PROBLEM TO WORK ON: Below this line are records; write out exactly the lines from the one containing "Write the Chart.js code for this chart." through the one containing "const colors = ['#000000', '#ff0000', '#00ff00'];", with the pictures left out.

Dataset items:

----------

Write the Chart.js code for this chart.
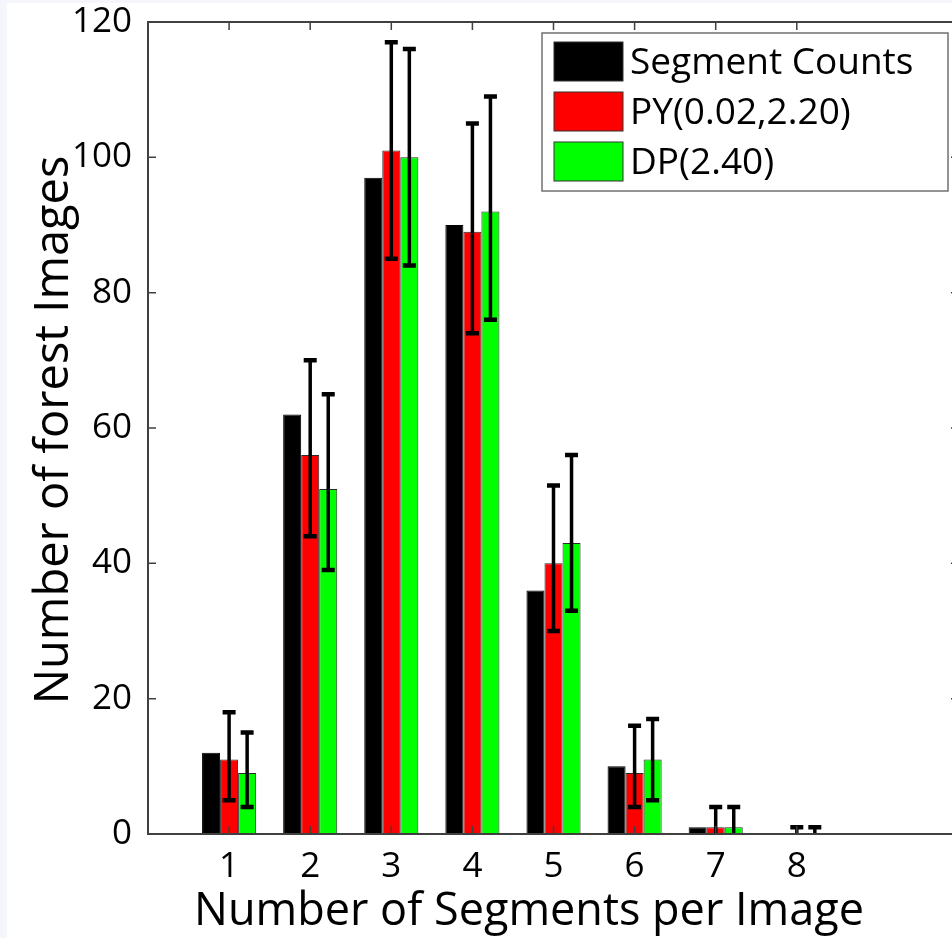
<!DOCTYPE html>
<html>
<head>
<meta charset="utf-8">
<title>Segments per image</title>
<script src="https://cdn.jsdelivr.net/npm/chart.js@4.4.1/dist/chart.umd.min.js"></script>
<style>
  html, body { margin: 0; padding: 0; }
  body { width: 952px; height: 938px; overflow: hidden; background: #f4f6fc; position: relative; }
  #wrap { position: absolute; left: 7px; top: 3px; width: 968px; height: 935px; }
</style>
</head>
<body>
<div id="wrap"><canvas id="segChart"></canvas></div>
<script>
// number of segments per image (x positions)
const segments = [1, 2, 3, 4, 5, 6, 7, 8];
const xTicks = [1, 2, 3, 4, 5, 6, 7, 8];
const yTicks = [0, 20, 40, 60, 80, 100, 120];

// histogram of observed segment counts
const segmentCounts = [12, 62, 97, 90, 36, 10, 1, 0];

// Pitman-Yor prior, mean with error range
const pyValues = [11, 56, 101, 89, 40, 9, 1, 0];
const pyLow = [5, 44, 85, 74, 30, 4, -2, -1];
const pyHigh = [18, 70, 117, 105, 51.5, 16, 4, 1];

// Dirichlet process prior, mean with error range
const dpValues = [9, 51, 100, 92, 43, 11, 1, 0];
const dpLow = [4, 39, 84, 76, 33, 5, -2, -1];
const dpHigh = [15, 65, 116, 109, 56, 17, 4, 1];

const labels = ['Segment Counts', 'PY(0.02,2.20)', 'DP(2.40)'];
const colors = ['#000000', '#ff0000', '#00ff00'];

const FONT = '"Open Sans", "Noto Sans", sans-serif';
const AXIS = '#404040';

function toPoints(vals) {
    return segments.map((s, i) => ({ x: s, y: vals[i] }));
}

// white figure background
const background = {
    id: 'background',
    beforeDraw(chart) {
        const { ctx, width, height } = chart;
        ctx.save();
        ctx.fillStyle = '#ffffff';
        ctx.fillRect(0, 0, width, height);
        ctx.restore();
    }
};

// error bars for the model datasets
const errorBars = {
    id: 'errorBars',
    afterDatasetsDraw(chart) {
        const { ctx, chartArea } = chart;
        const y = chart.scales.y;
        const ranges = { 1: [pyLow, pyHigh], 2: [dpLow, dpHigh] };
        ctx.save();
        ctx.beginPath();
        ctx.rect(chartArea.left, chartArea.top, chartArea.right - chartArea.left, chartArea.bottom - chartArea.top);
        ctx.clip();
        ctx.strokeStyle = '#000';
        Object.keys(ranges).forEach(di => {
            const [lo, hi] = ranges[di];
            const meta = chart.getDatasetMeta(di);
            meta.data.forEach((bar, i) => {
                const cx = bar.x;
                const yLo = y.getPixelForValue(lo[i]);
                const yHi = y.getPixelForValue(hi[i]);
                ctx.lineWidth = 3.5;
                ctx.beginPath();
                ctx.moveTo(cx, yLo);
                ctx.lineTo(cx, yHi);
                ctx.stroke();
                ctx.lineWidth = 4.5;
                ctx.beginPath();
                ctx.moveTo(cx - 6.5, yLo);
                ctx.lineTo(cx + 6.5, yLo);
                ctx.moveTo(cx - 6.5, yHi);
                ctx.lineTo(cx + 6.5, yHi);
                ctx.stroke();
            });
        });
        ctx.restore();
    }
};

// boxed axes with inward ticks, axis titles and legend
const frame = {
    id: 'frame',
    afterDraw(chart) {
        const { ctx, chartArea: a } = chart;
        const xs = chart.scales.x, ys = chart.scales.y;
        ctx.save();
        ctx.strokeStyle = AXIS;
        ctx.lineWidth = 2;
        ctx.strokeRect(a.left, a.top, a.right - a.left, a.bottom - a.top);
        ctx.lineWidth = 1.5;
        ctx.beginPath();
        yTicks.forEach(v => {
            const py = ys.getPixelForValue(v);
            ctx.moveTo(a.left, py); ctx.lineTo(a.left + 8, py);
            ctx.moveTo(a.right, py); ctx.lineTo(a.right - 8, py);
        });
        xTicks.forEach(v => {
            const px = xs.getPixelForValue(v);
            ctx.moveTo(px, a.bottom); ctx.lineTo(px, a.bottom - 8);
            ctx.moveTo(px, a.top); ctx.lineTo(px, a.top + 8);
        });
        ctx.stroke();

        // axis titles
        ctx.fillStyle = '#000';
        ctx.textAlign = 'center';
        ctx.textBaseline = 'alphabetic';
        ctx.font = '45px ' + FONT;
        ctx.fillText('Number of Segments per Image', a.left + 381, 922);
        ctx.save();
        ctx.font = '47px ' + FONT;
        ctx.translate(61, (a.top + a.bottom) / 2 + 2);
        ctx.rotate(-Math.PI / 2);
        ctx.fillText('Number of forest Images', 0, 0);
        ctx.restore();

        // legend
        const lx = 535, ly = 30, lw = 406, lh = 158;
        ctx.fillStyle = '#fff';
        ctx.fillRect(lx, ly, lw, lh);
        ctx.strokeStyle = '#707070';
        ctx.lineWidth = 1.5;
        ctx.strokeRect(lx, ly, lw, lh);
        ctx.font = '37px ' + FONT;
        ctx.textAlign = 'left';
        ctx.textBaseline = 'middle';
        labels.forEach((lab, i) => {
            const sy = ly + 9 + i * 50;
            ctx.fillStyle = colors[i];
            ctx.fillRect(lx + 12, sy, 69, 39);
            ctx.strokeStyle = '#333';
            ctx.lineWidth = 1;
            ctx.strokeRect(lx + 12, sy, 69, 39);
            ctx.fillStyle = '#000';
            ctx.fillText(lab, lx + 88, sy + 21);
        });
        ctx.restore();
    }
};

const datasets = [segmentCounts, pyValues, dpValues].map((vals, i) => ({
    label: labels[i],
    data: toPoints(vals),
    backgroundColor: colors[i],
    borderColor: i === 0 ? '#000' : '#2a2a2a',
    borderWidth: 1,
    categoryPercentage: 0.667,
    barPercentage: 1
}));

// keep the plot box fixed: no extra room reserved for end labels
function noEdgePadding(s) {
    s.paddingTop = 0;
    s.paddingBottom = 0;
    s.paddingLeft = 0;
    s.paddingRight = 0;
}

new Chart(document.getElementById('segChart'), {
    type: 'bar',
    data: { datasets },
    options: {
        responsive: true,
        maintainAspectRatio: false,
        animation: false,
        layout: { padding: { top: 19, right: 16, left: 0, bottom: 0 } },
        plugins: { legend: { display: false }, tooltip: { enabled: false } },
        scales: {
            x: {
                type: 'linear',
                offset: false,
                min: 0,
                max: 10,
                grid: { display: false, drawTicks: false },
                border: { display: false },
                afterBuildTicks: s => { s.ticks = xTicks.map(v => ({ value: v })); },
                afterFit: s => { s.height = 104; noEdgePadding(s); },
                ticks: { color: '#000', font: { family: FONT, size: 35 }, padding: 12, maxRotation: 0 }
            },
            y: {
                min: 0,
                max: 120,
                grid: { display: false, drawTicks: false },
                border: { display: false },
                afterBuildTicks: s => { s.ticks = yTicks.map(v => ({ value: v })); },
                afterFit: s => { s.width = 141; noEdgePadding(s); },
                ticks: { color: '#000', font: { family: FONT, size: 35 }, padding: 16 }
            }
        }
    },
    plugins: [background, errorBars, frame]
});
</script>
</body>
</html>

----------

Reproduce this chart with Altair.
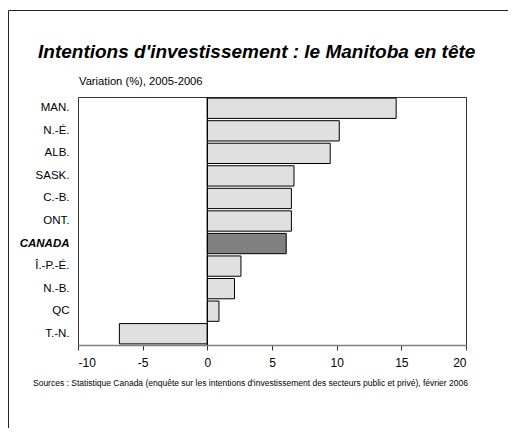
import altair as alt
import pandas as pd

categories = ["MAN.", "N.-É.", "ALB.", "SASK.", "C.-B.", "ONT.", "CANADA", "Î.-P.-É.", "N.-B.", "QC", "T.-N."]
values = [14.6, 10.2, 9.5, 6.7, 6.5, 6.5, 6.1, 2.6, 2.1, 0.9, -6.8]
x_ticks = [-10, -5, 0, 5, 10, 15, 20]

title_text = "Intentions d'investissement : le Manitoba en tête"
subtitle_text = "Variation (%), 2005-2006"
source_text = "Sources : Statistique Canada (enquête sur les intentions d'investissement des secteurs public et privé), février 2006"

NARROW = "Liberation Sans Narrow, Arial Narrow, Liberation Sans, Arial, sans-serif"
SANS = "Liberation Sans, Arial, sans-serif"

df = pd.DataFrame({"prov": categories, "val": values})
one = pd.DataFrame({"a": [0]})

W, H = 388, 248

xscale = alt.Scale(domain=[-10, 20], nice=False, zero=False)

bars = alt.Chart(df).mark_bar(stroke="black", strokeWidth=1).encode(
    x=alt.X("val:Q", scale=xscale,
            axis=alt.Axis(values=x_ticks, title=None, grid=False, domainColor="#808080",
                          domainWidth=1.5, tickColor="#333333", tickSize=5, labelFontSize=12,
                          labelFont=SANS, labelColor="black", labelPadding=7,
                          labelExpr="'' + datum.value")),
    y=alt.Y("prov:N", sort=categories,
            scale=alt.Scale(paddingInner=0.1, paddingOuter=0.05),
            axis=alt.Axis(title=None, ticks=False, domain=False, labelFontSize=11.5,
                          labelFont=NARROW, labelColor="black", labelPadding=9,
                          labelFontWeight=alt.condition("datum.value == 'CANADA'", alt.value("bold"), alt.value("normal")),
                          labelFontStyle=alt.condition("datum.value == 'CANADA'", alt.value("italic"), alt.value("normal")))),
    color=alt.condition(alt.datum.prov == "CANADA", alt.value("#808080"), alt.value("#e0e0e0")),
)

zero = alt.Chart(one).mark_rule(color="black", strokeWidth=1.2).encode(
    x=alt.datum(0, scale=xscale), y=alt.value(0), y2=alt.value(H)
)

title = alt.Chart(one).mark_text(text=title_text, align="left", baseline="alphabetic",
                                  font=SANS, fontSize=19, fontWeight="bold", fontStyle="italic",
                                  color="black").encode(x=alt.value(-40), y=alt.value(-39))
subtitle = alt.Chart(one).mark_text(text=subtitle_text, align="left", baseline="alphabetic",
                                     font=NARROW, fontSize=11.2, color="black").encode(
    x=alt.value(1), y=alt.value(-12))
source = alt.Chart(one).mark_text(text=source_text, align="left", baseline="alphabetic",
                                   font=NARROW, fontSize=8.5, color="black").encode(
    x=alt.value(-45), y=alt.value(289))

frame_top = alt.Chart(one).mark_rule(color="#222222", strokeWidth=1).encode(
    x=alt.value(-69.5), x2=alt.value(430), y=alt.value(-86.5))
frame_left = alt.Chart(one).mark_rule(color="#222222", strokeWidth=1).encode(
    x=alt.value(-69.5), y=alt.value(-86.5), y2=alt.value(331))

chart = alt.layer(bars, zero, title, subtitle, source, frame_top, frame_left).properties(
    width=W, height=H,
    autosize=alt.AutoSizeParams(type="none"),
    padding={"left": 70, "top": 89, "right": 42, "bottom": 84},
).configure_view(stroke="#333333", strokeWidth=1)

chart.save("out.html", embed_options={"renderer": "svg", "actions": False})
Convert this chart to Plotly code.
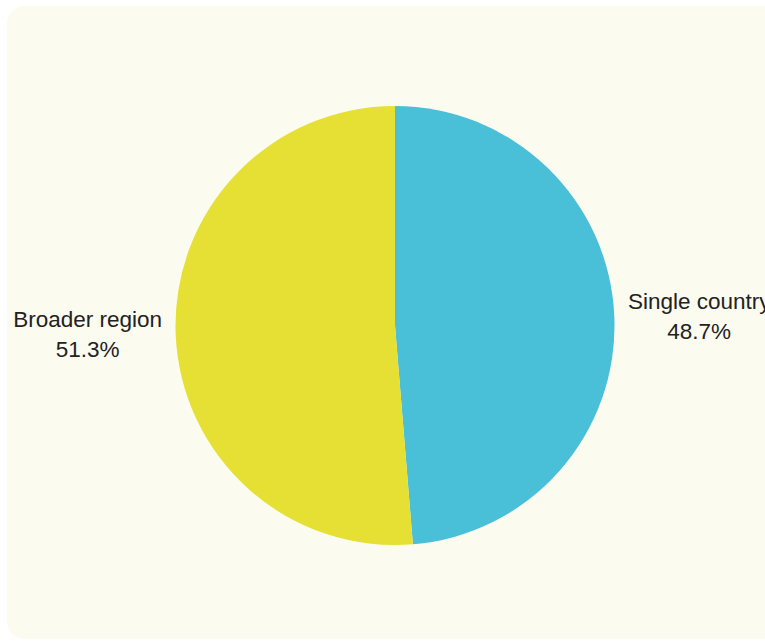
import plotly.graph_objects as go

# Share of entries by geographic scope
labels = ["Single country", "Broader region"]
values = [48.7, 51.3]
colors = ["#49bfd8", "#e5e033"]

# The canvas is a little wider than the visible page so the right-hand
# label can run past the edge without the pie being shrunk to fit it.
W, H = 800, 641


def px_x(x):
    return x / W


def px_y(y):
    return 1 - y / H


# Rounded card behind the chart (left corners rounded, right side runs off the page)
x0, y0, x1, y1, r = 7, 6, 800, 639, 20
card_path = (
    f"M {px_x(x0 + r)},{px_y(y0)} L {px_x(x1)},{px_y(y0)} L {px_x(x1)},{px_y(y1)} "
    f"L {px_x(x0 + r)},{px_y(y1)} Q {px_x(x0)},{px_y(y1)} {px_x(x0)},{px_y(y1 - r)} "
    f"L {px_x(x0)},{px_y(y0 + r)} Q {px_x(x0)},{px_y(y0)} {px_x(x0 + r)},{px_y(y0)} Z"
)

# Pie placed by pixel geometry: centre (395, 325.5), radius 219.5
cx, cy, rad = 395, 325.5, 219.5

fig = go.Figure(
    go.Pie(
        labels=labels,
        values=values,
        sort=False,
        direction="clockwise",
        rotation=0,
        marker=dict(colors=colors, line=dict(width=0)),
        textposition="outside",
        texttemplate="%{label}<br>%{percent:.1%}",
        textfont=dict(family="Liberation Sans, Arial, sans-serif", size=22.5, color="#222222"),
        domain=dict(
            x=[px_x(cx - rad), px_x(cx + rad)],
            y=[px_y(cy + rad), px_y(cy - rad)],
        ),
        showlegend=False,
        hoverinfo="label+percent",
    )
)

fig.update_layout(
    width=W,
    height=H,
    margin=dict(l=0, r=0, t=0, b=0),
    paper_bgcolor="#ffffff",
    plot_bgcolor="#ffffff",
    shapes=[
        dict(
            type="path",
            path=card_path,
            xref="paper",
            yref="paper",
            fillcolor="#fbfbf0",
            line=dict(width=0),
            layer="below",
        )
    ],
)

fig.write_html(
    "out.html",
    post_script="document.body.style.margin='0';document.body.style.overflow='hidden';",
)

----------

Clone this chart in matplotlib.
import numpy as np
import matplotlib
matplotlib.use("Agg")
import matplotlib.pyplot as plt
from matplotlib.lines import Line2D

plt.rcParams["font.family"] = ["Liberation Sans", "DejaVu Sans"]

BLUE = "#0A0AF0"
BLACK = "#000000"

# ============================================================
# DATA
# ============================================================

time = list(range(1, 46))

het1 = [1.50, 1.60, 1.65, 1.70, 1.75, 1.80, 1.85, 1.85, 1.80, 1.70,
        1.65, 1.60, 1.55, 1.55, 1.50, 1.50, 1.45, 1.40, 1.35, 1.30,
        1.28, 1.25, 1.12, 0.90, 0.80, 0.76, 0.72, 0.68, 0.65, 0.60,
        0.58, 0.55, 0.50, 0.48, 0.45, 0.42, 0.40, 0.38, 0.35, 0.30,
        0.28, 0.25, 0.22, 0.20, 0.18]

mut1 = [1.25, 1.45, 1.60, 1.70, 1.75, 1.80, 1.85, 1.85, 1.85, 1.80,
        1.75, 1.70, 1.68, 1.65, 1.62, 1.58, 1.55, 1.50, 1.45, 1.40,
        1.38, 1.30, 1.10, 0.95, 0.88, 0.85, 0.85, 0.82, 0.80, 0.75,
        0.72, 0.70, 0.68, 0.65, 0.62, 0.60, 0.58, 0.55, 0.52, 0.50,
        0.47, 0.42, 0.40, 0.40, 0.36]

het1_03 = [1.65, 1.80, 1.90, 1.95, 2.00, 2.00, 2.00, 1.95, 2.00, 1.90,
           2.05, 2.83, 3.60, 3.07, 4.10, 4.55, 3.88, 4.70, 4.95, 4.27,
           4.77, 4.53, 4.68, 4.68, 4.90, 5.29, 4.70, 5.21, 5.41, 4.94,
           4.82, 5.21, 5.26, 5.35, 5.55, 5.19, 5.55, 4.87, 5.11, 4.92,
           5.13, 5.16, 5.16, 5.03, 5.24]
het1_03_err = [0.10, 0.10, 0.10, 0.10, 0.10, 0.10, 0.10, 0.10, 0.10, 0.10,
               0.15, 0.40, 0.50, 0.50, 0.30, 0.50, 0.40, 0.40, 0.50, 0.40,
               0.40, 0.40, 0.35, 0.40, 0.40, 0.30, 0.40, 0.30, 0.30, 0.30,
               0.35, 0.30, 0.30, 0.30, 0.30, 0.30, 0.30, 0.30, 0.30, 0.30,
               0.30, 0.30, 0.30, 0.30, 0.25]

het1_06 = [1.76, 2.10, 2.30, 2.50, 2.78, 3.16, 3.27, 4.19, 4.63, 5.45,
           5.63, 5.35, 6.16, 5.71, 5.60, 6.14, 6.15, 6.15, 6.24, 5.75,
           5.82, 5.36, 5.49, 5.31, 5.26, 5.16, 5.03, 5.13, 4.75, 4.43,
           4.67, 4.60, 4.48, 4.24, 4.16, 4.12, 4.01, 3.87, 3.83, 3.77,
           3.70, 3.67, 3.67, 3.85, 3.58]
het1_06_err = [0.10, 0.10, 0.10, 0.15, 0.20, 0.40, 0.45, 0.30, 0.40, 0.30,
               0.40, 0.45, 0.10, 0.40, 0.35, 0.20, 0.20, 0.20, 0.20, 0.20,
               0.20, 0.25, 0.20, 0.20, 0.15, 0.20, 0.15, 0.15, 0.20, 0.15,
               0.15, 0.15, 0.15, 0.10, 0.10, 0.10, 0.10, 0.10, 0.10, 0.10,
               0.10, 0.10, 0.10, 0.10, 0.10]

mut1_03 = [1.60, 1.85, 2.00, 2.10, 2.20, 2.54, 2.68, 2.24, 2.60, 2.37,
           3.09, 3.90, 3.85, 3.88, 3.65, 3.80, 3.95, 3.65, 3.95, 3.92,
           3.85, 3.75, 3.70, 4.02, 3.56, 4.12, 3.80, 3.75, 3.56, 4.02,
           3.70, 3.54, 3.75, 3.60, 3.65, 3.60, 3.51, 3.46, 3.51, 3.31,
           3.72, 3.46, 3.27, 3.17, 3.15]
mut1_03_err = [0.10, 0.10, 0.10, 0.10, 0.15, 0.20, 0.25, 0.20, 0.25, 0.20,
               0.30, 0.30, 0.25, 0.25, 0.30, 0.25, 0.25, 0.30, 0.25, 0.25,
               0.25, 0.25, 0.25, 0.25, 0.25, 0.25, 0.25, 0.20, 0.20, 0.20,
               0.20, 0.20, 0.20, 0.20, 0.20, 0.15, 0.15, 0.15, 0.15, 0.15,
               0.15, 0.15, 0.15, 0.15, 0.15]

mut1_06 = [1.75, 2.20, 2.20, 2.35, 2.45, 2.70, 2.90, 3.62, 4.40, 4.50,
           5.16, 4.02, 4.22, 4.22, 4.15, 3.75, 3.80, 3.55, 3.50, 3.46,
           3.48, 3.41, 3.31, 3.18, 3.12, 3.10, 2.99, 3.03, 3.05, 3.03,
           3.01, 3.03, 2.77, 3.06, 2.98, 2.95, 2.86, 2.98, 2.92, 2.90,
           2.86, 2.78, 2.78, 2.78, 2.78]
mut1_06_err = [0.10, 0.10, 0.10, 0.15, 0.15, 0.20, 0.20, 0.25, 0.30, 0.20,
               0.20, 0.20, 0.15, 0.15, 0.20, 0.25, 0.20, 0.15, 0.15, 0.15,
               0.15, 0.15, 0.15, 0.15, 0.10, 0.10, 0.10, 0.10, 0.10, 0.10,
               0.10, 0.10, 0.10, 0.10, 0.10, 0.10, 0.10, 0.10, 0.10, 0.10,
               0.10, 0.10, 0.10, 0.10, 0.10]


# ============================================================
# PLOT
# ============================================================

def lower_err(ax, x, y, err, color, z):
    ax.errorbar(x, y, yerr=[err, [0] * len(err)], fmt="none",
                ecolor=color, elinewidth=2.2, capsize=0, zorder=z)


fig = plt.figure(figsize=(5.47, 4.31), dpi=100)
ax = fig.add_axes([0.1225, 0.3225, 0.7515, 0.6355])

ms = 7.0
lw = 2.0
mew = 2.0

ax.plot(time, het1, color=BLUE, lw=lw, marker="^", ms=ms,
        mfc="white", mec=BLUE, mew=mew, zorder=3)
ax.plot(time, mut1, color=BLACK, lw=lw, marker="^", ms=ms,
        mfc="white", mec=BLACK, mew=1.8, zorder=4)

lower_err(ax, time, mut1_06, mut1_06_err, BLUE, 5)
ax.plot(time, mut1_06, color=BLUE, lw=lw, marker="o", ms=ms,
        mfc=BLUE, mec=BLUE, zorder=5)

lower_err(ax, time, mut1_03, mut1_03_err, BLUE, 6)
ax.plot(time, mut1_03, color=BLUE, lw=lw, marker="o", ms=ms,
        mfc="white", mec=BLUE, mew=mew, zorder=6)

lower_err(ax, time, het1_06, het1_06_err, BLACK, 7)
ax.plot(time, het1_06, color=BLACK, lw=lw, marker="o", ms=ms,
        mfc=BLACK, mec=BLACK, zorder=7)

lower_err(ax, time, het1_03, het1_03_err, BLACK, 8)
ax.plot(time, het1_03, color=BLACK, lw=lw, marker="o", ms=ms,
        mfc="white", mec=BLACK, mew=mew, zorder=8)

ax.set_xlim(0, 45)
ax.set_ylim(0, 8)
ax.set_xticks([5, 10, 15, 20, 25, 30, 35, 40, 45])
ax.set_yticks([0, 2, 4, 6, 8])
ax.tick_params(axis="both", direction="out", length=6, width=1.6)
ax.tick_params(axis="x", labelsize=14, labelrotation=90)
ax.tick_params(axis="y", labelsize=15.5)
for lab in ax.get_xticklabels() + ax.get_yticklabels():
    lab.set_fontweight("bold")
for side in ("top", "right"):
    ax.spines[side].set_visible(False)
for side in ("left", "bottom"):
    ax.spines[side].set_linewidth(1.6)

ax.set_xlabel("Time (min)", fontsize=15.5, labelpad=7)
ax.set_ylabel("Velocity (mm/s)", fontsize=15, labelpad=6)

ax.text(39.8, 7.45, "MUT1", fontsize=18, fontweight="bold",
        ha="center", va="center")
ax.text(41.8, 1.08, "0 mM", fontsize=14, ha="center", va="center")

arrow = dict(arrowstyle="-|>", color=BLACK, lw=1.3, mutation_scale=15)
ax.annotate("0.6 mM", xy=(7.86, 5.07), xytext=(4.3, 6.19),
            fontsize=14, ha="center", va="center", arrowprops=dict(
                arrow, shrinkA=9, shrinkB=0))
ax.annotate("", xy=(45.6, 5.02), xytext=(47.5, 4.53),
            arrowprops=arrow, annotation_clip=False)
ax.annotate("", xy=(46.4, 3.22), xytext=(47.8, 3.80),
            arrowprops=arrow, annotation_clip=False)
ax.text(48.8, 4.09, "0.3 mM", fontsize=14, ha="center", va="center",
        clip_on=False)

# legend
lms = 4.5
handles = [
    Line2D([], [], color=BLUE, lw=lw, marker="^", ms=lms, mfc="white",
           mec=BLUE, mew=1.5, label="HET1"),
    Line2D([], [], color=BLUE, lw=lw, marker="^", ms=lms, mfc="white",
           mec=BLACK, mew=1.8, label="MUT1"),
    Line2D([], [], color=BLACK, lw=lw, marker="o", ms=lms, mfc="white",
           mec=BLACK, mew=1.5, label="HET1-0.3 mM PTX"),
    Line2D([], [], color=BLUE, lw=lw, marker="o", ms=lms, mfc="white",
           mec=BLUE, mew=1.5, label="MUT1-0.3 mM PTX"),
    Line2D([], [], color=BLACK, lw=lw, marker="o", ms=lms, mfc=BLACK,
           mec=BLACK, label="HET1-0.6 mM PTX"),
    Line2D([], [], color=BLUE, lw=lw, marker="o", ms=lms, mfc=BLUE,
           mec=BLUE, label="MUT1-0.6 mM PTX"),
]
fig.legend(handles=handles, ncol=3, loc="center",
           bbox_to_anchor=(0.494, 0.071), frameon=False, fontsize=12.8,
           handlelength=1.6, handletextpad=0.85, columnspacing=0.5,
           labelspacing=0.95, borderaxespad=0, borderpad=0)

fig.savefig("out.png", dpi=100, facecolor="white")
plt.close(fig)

----------

FULL OUTPUT:
Write the Chart.js code for this chart.
<!DOCTYPE html>
<html>
<head>
<meta charset="utf-8">
<title>Segments per image</title>
<script src="https://cdn.jsdelivr.net/npm/chart.js@4.4.1/dist/chart.umd.min.js"></script>
<style>
  html, body { margin: 0; padding: 0; }
  body { width: 952px; height: 938px; overflow: hidden; background: #f4f6fc; position: relative; }
  #wrap { position: absolute; left: 7px; top: 3px; width: 968px; height: 935px; }
</style>
</head>
<body>
<div id="wrap"><canvas id="segChart"></canvas></div>
<script>
// number of segments per image (x positions)
const segments = [1, 2, 3, 4, 5, 6, 7, 8];
const xTicks = [1, 2, 3, 4, 5, 6, 7, 8];
const yTicks = [0, 20, 40, 60, 80, 100, 120];

// histogram of observed segment counts
const segmentCounts = [12, 62, 97, 90, 36, 10, 1, 0];

// Pitman-Yor prior, mean with error range
const pyValues = [11, 56, 101, 89, 40, 9, 1, 0];
const pyLow = [5, 44, 85, 74, 30, 4, -2, -1];
const pyHigh = [18, 70, 117, 105, 51.5, 16, 4, 1];

// Dirichlet process prior, mean with error range
const dpValues = [9, 51, 100, 92, 43, 11, 1, 0];
const dpLow = [4, 39, 84, 76, 33, 5, -2, -1];
const dpHigh = [15, 65, 116, 109, 56, 17, 4, 1];

const labels = ['Segment Counts', 'PY(0.02,2.20)', 'DP(2.40)'];
const colors = ['#000000', '#ff0000', '#00ff00'];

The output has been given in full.